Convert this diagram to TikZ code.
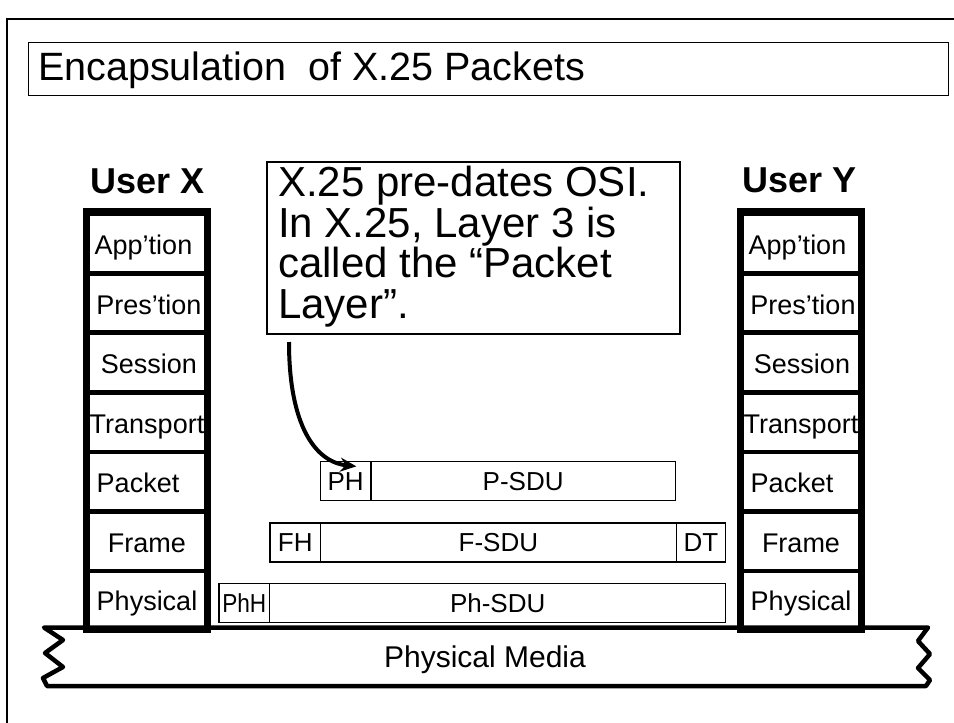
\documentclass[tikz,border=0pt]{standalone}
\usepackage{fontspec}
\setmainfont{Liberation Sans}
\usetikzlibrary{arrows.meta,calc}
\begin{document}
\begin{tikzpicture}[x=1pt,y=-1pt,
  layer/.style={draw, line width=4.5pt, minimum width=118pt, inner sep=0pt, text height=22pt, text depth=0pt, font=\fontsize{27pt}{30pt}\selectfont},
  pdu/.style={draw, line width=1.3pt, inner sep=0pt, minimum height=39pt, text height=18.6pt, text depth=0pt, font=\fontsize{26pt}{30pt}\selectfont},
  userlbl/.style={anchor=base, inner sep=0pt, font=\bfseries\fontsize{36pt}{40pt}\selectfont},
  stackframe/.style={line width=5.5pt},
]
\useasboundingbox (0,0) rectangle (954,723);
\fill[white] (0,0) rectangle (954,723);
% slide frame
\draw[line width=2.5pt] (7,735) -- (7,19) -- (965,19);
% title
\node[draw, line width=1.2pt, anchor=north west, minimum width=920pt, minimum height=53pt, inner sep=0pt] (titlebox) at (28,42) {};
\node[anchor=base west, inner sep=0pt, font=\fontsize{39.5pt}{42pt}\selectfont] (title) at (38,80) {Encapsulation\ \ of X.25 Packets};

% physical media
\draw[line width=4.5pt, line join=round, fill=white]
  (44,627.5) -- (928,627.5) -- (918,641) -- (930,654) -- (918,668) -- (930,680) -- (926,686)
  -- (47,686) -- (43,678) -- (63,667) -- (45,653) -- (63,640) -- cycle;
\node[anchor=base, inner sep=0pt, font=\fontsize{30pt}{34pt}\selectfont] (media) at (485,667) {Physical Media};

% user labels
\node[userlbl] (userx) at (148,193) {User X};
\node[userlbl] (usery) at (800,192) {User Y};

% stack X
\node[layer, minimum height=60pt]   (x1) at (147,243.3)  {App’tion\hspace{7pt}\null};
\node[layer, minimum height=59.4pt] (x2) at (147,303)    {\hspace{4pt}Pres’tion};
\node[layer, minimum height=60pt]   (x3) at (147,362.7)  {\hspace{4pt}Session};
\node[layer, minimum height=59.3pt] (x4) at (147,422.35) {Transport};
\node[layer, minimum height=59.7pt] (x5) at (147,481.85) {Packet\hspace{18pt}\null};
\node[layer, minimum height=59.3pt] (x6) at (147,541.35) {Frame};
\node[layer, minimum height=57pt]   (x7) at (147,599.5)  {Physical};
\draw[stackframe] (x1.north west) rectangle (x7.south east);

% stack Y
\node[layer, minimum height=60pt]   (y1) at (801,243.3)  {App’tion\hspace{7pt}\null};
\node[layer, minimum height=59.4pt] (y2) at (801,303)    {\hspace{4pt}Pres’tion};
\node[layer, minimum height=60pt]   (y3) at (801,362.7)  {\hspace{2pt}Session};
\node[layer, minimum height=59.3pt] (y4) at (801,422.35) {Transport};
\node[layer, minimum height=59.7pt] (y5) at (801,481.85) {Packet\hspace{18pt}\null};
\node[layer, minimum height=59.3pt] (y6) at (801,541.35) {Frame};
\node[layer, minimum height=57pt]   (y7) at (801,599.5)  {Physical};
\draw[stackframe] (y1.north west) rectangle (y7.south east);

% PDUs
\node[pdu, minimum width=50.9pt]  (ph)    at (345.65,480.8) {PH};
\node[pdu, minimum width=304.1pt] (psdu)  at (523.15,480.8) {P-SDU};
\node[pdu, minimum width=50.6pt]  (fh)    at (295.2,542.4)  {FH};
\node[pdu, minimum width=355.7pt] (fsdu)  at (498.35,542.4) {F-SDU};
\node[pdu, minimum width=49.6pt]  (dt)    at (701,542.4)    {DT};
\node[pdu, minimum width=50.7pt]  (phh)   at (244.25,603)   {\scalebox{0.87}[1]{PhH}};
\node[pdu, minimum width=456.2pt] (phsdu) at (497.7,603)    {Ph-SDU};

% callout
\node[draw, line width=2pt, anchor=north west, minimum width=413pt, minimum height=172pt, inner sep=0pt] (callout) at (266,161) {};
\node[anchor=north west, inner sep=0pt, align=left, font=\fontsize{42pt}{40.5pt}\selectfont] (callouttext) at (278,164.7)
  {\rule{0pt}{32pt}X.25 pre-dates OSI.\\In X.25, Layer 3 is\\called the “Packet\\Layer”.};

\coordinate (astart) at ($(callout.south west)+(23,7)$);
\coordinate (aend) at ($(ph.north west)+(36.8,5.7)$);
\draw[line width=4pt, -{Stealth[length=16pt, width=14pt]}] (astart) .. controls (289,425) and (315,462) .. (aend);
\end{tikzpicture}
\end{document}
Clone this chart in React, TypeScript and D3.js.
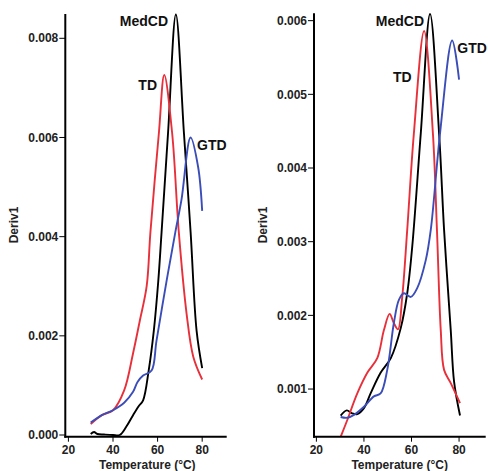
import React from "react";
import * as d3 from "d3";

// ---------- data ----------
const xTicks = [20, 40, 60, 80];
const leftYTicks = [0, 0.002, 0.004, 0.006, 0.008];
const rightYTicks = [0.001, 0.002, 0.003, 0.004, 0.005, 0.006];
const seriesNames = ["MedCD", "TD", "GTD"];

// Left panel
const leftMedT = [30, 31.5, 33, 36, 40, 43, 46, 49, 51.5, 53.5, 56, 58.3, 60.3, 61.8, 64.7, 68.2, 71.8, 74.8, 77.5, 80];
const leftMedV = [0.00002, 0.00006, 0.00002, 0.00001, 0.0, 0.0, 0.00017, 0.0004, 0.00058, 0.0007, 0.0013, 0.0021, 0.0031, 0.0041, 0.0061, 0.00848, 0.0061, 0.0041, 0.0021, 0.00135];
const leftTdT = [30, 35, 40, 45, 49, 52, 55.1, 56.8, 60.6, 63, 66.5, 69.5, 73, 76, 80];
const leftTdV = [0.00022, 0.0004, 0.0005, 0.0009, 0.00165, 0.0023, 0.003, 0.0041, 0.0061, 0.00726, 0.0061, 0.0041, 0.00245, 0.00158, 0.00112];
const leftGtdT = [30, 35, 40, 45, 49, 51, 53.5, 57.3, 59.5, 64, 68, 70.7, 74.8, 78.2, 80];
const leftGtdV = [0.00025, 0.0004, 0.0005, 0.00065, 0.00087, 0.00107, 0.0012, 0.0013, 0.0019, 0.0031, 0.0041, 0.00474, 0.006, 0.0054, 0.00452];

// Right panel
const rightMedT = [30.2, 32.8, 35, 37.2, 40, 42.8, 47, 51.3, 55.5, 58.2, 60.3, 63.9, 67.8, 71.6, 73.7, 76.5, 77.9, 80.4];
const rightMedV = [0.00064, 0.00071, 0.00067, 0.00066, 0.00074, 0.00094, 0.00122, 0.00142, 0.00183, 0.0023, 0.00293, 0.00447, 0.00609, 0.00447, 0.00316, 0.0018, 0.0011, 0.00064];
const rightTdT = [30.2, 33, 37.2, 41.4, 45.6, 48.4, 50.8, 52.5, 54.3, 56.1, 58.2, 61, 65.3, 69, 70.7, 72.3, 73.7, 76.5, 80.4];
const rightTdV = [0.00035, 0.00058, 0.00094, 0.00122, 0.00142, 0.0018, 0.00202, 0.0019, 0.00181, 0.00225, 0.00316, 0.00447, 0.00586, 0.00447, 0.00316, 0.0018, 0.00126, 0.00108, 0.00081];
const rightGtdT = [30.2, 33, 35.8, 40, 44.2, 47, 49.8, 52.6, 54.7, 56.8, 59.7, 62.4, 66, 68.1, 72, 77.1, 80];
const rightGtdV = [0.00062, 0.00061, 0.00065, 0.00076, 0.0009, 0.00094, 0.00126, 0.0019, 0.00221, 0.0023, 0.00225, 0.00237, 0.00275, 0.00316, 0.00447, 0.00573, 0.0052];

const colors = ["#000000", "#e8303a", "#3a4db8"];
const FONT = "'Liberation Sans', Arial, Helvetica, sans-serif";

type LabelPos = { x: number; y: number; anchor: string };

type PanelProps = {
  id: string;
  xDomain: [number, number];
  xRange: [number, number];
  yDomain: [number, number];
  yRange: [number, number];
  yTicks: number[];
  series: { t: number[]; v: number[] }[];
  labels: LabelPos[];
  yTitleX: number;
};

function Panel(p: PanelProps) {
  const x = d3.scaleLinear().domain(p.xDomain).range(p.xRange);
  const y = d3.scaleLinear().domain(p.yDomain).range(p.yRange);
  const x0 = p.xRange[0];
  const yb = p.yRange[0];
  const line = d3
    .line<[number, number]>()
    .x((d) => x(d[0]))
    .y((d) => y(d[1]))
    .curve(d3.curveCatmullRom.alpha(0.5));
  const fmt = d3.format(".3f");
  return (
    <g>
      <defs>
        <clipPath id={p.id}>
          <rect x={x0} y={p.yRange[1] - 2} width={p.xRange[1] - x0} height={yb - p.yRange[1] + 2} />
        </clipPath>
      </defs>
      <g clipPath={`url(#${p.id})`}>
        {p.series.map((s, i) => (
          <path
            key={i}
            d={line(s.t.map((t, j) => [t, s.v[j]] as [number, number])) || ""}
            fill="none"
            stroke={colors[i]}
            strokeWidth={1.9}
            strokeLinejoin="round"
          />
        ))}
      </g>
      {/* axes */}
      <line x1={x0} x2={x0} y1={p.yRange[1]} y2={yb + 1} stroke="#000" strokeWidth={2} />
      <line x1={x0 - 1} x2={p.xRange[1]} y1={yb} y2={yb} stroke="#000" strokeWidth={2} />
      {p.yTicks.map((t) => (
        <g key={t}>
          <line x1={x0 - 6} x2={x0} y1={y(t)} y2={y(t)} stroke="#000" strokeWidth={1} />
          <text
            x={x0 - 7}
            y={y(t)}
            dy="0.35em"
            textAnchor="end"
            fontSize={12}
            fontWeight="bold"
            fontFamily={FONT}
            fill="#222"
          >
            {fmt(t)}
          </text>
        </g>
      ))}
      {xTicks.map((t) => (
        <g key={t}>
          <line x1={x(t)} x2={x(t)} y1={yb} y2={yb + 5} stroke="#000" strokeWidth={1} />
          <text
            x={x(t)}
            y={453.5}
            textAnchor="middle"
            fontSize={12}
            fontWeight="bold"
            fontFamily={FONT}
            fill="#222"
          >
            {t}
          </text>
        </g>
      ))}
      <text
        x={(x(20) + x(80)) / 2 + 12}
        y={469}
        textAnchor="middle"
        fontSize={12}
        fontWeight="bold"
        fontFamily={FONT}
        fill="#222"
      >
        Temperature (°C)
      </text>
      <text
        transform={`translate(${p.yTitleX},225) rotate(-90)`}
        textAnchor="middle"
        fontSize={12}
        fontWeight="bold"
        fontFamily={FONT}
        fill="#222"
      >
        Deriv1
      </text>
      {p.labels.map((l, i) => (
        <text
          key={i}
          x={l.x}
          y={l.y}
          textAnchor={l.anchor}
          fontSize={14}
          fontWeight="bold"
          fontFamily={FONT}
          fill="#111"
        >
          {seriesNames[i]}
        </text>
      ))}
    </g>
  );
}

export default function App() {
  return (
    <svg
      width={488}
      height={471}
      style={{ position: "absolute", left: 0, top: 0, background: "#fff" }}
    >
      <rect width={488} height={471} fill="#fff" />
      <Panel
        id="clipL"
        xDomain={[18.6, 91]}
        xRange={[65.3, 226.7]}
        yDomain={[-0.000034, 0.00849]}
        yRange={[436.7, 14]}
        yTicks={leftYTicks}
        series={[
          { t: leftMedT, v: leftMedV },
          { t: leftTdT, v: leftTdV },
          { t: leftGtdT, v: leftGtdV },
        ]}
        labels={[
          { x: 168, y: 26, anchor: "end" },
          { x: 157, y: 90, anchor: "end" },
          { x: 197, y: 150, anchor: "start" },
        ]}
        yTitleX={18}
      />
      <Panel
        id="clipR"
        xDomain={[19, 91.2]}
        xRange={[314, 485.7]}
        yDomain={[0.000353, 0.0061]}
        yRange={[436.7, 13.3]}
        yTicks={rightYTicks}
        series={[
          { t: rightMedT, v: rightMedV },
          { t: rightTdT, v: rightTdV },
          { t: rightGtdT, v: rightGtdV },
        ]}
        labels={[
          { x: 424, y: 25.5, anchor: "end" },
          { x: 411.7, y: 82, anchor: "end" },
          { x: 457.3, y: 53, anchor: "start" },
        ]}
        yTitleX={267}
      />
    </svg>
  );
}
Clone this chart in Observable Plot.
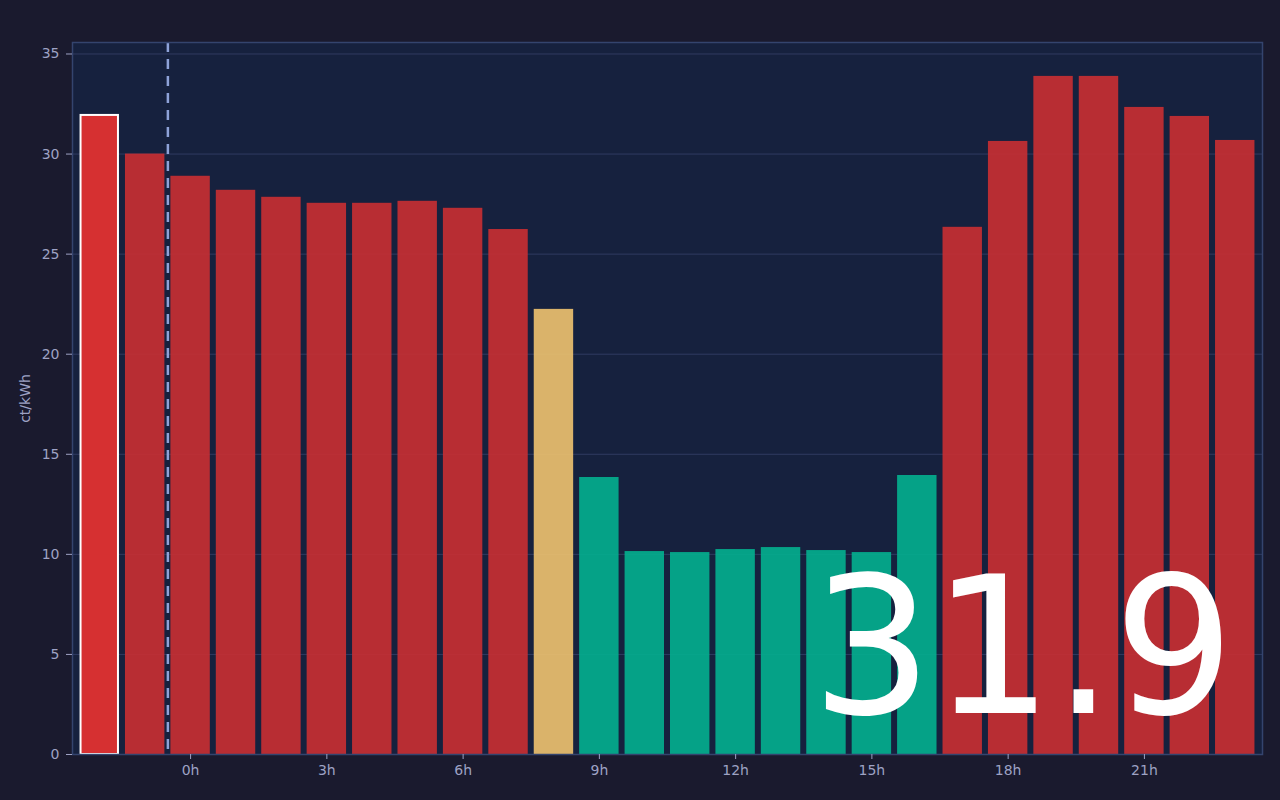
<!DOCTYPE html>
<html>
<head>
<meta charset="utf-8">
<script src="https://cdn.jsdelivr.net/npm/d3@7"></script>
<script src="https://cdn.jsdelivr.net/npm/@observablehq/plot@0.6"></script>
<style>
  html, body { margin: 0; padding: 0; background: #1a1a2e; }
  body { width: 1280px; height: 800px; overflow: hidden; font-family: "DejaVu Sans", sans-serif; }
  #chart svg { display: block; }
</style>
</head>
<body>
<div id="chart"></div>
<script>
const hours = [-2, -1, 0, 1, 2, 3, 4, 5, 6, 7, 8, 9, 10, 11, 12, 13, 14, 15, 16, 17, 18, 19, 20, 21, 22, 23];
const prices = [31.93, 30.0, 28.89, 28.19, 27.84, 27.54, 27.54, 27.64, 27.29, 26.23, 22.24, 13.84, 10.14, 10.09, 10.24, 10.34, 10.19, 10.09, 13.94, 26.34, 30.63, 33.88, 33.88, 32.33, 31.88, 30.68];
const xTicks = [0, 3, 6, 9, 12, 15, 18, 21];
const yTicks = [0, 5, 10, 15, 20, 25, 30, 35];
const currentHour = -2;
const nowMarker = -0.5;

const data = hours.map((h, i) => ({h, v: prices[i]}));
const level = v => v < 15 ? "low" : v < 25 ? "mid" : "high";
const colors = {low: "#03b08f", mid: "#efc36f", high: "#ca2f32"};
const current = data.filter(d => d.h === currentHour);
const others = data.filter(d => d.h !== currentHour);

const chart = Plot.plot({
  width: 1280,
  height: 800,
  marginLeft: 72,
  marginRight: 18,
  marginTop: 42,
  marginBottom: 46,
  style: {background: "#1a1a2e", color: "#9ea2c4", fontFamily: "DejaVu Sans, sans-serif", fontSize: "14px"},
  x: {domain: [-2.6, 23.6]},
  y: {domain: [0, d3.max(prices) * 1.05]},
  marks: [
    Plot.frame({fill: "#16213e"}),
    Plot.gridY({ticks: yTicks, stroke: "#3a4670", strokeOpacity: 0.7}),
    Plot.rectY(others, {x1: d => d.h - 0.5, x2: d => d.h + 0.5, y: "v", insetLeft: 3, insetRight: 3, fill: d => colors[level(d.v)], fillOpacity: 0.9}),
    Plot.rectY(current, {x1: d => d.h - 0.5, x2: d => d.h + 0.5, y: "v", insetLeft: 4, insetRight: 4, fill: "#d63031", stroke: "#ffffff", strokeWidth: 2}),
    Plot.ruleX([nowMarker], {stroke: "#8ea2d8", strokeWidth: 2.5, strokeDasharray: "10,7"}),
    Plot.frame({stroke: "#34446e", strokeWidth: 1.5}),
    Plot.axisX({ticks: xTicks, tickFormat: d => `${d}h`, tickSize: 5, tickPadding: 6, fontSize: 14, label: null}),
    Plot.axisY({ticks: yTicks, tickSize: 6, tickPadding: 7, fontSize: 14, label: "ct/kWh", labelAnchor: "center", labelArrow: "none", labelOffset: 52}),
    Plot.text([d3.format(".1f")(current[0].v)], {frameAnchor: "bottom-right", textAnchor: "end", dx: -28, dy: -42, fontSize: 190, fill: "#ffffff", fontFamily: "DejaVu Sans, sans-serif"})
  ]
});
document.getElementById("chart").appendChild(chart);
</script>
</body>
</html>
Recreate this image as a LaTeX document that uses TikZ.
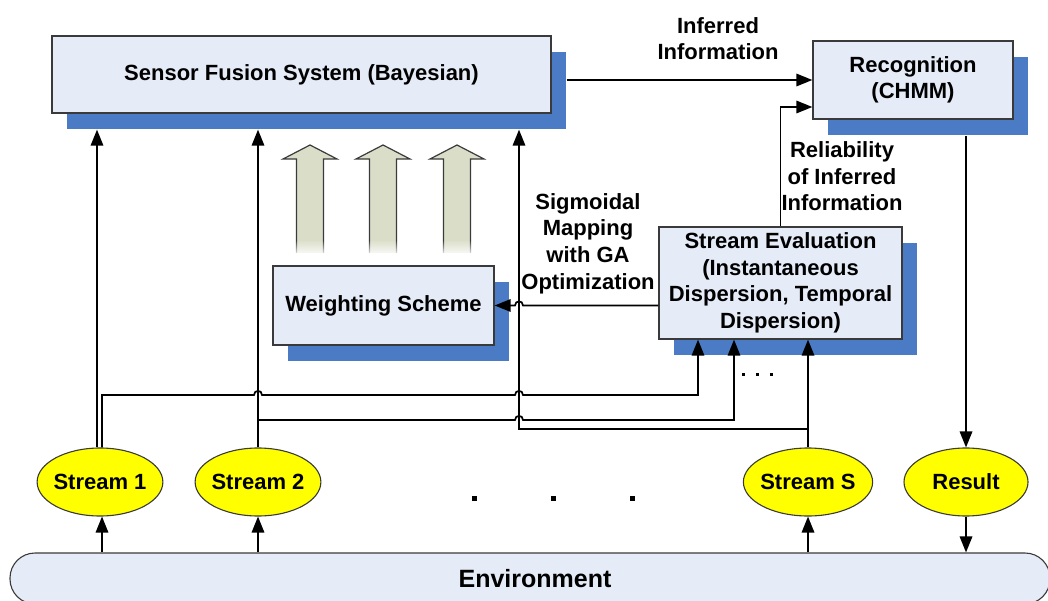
※
The task | Skip every picture and return the lines above from the top through the one that contains "(media) at (485,667)".

Result |
Convert this diagram to TikZ code.
\documentclass[tikz,border=0pt]{standalone}
\usepackage{fontspec}
\setmainfont{Liberation Sans}
\usetikzlibrary{arrows.meta,calc}
\begin{document}
\begin{tikzpicture}[x=1pt,y=-1pt,
  layer/.style={draw, line width=4.5pt, minimum width=118pt, inner sep=0pt, text height=22pt, text depth=0pt, font=\fontsize{27pt}{30pt}\selectfont},
  pdu/.style={draw, line width=1.3pt, inner sep=0pt, minimum height=39pt, text height=18.6pt, text depth=0pt, font=\fontsize{26pt}{30pt}\selectfont},
  userlbl/.style={anchor=base, inner sep=0pt, font=\bfseries\fontsize{36pt}{40pt}\selectfont},
  stackframe/.style={line width=5.5pt},
]
\useasboundingbox (0,0) rectangle (954,723);
\fill[white] (0,0) rectangle (954,723);
% slide frame
\draw[line width=2.5pt] (7,735) -- (7,19) -- (965,19);
% title
\node[draw, line width=1.2pt, anchor=north west, minimum width=920pt, minimum height=53pt, inner sep=0pt] (titlebox) at (28,42) {};
\node[anchor=base west, inner sep=0pt, font=\fontsize{39.5pt}{42pt}\selectfont] (title) at (38,80) {Encapsulation\ \ of X.25 Packets};

% physical media
\draw[line width=4.5pt, line join=round, fill=white]
  (44,627.5) -- (928,627.5) -- (918,641) -- (930,654) -- (918,668) -- (930,680) -- (926,686)
  -- (47,686) -- (43,678) -- (63,667) -- (45,653) -- (63,640) -- cycle;
\node[anchor=base, inner sep=0pt, font=\fontsize{30pt}{34pt}\selectfont] (media) at (485,667) {Physical Media};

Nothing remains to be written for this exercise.